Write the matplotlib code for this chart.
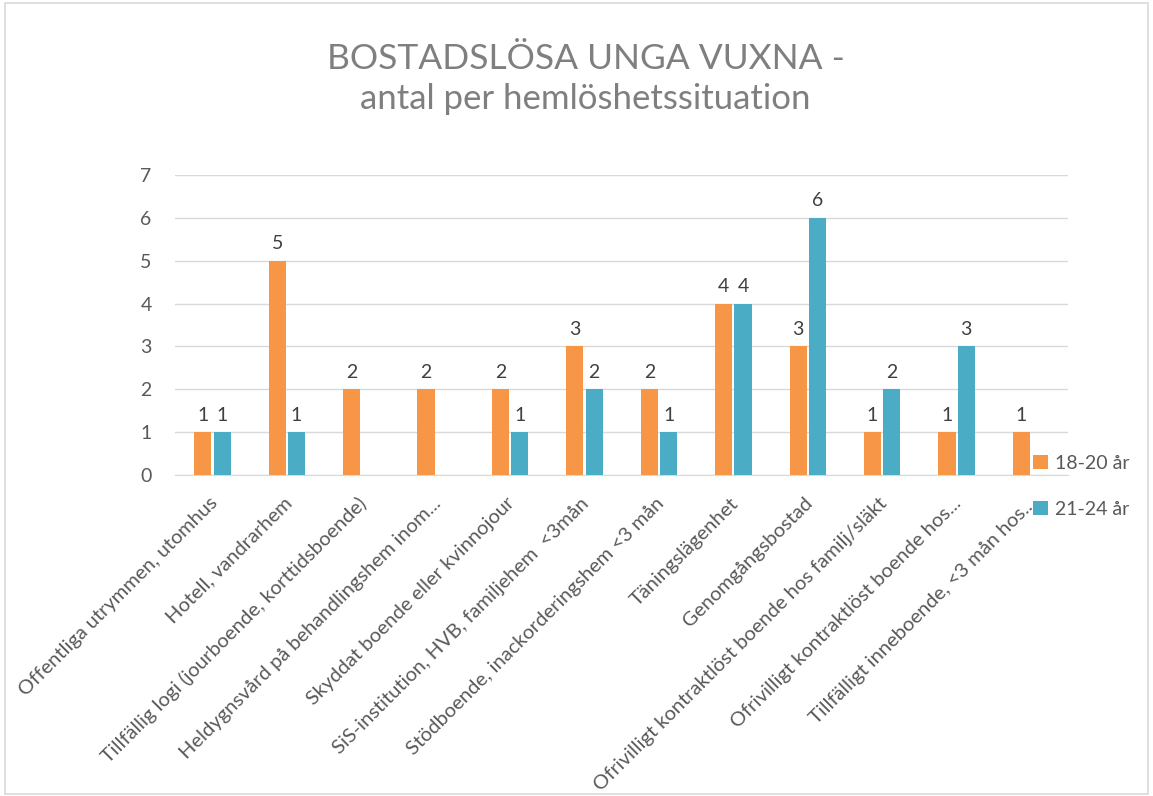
import numpy as np
import matplotlib
matplotlib.use("Agg")
import matplotlib.pyplot as plt
from matplotlib.patches import Rectangle
from matplotlib.transforms import ScaledTranslation

plt.rcParams["font.family"] = ["Lato", "DejaVu Sans"]

CATEGORIES = [
    "Offentliga utrymmen, utomhus",
    "Hotell, vandrarhem",
    "Tillfällig logi (jourboende, korttidsboende)",
    "Heldygnsvård på behandlingshem inom...",
    "Skyddat boende eller kvinnojour",
    "SiS-institution, HVB, familjehem  <3mån",
    "Stödboende, inackorderingshem <3 mån",
    "Täningslägenhet",
    "Genomgångsbostad",
    "Ofrivilligt kontraktlöst boende hos familj/släkt",
    "Ofrivilligt kontraktlöst boende hos...",
    "Tillfälligt inneboende, <3 mån hos...",
]
AGE_18_20 = [1, 5, 2, 2, 2, 3, 2, 4, 3, 1, 1, 1]
AGE_21_24 = [1, 1, None, None, 1, 2, 1, 4, 6, 2, 3, None]
SERIES = ["18-20 år", "21-24 år"]
COLORS = ["#F79646", "#4BACC6"]
TXT = "#595959"

fig = plt.figure(figsize=(11.53, 7.96), dpi=100)
fig.patches.append(Rectangle((0.004, 0.002), 0.992, 0.994, transform=fig.transFigure,
                             fill=False, edgecolor="#D9D9D9", lw=1.2))
ax = fig.add_axes([0.152, 0.4033, 0.7745, 0.3767])

x = np.arange(len(CATEGORIES))
w = 0.23
gap = 0.03
handles = []
for k, (vals, col, name) in enumerate(zip([AGE_18_20, AGE_21_24], COLORS, SERIES)):
    off = (-1 if k == 0 else 1) * (w / 2 + gap / 2)
    xs = [xi + off for xi, v in zip(x, vals) if v is not None]
    ys = [v for v in vals if v is not None]
    bars = ax.bar(xs, ys, width=w, color=col, label=name, zorder=3)
    handles.append(bars)
    for b, v in zip(bars, ys):
        ax.text(b.get_x() + b.get_width() / 2, v + 0.2, str(v), ha="center", va="bottom",
                fontsize=14, color="#404040")

ax.set_xlim(-0.5, len(CATEGORIES) - 0.5)
ax.set_ylim(0, 7)
ax.set_yticks(range(8))
ax.grid(axis="y", color="#D9D9D9", lw=1, zorder=0)
for s in ["top", "right", "left"]:
    ax.spines[s].set_visible(False)
ax.spines["bottom"].set_color("#D9D9D9")
ax.tick_params(axis="both", length=0, labelsize=14, labelcolor=TXT)
ax.tick_params(axis="y", pad=17)
ax.set_xticks(x)
ax.set_xticklabels(CATEGORIES, rotation=45, ha="right", rotation_mode="anchor", fontsize=14.5)
ax.tick_params(axis="x", pad=14)
shift = ScaledTranslation(-4 / 100, 0, fig.dpi_scale_trans)
for lbl in ax.get_xticklabels():
    lbl.set_transform(lbl.get_transform() + shift)

fig.text(0.508, 0.926, "BOSTADSLÖSA UNGA VUXNA -", ha="center", va="center",
         fontsize=25.5, color="#7F7F7F")
fig.text(0.508, 0.876, "antal per hemlöshetssituation", ha="center", va="center",
         fontsize=25, color="#7F7F7F")

fig.legend(handles=handles, loc="center left", bbox_to_anchor=(0.896, 0.389), frameon=False,
           fontsize=14, labelcolor=TXT, handlelength=0.75, handleheight=0.75, labelspacing=1.5,
           handletextpad=0.4, borderpad=0, borderaxespad=0)

fig.savefig("out.png", dpi=100, facecolor="white")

□ □ □

▶ [EXERCISE GOAL]:
Set down the material above as is, without any pictures.

▶ [SOLUTION]:
Write the matplotlib code for this chart.
import numpy as np
import matplotlib
matplotlib.use("Agg")
import matplotlib.pyplot as plt
from matplotlib.patches import Rectangle
from matplotlib.transforms import ScaledTranslation

plt.rcParams["font.family"] = ["Lato", "DejaVu Sans"]

CATEGORIES = [
    "Offentliga utrymmen, utomhus",
    "Hotell, vandrarhem",
    "Tillfällig logi (jourboende, korttidsboende)",
    "Heldygnsvård på behandlingshem inom...",
    "Skyddat boende eller kvinnojour",
    "SiS-institution, HVB, familjehem  <3mån",
    "Stödboende, inackorderingshem <3 mån",
    "Täningslägenhet",
    "Genomgångsbostad",
    "Ofrivilligt kontraktlöst boende hos familj/släkt",
    "Ofrivilligt kontraktlöst boende hos...",
    "Tillfälligt inneboende, <3 mån hos...",
]
AGE_18_20 = [1, 5, 2, 2, 2, 3, 2, 4, 3, 1, 1, 1]
AGE_21_24 = [1, 1, None, None, 1, 2, 1, 4, 6, 2, 3, None]
SERIES = ["18-20 år", "21-24 år"]
COLORS = ["#F79646", "#4BACC6"]
TXT = "#595959"

fig = plt.figure(figsize=(11.53, 7.96), dpi=100)
fig.patches.append(Rectangle((0.004, 0.002), 0.992, 0.994, transform=fig.transFigure,
                             fill=False, edgecolor="#D9D9D9", lw=1.2))
ax = fig.add_axes([0.152, 0.4033, 0.7745, 0.3767])

x = np.arange(len(CATEGORIES))
w = 0.23
gap = 0.03
handles = []
for k, (vals, col, name) in enumerate(zip([AGE_18_20, AGE_21_24], COLORS, SERIES)):
    off = (-1 if k == 0 else 1) * (w / 2 + gap / 2)
    xs = [xi + off for xi, v in zip(x, vals) if v is not None]
    ys = [v for v in vals if v is not None]
    bars = ax.bar(xs, ys, width=w, color=col, label=name, zorder=3)
    handles.append(bars)
    for b, v in zip(bars, ys):
        ax.text(b.get_x() + b.get_width() / 2, v + 0.2, str(v), ha="center", va="bottom",
                fontsize=14, color="#404040")

ax.set_xlim(-0.5, len(CATEGORIES) - 0.5)
ax.set_ylim(0, 7)
ax.set_yticks(range(8))
ax.grid(axis="y", color="#D9D9D9", lw=1, zorder=0)
for s in ["top", "right", "left"]:
    ax.spines[s].set_visible(False)
ax.spines["bottom"].set_color("#D9D9D9")
ax.tick_params(axis="both", length=0, labelsize=14, labelcolor=TXT)
ax.tick_params(axis="y", pad=17)
ax.set_xticks(x)
ax.set_xticklabels(CATEGORIES, rotation=45, ha="right", rotation_mode="anchor", fontsize=14.5)
ax.tick_params(axis="x", pad=14)
shift = ScaledTranslation(-4 / 100, 0, fig.dpi_scale_trans)
for lbl in ax.get_xticklabels():
    lbl.set_transform(lbl.get_transform() + shift)

fig.text(0.508, 0.926, "BOSTADSLÖSA UNGA VUXNA -", ha="center", va="center",
         fontsize=25.5, color="#7F7F7F")
fig.text(0.508, 0.876, "antal per hemlöshetssituation", ha="center", va="center",
         fontsize=25, color="#7F7F7F")

fig.legend(handles=handles, loc="center left", bbox_to_anchor=(0.896, 0.389), frameon=False,
           fontsize=14, labelcolor=TXT, handlelength=0.75, handleheight=0.75, labelspacing=1.5,
           handletextpad=0.4, borderpad=0, borderaxespad=0)

fig.savefig("out.png", dpi=100, facecolor="white")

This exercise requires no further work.